El crujir de la madera junto al eco de sus pisadas sobre las tablas del escenario era lo único que se podía escuchar en aquella sala. Eso, y su voz temblorosa, casi apagada. Un mar de asientos vacíos le rodeaba eclipsado bajo la sombra que provocaba el haz de luz que le encañonaba desde el techo. Cada noche dejaban ese foco encendido, y cada noche aparcaba los cubos junto a la escalinata, subía y declamaba las estrofas de obras que había leído y que aún se empeñaban en perdurar en su memoria.
Al acabar, espoleado por un sueño que le había acompañado desde pequeño, el de interpretar, soñaba con una ovación cerrada; pero cuando el silencio le golpeaba, aquel pobre diablo acababa estrangulado por la pena; y lloraba. Nada extraordinario: sólo un par de lágrimas; a veces más. Cosas de viejos –pensaba –. Se olvidaba, se recomponía, pasaba su escoba, luego la fregona, y hasta mañana. Un día menos para jubilarse, murmuraba.

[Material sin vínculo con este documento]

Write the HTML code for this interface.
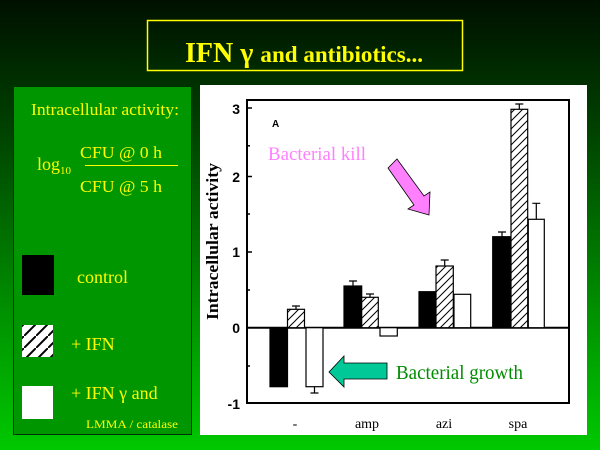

Cuando murió, –de tristeza natural, según dijeron los médicos –, el dueño del teatro, clausurado hacía años merced su derrota contra los nuevos tiempos, dejó de contratar el servicio de limpieza. Esa misma noche se sentó por última vez en la butaca desde la que, escondido y callado para no asustarlo, había disfrutado de todos y cada uno de los clásicos que el hombre recitó. Pasado un rato, se levantó y aplaudió con rabia contra el proscenio vacío hasta que le dolieron las manos.
Antes de echar por última vez la llave colgó un cartel en la puerta: “Ahora sí: Cerrado”.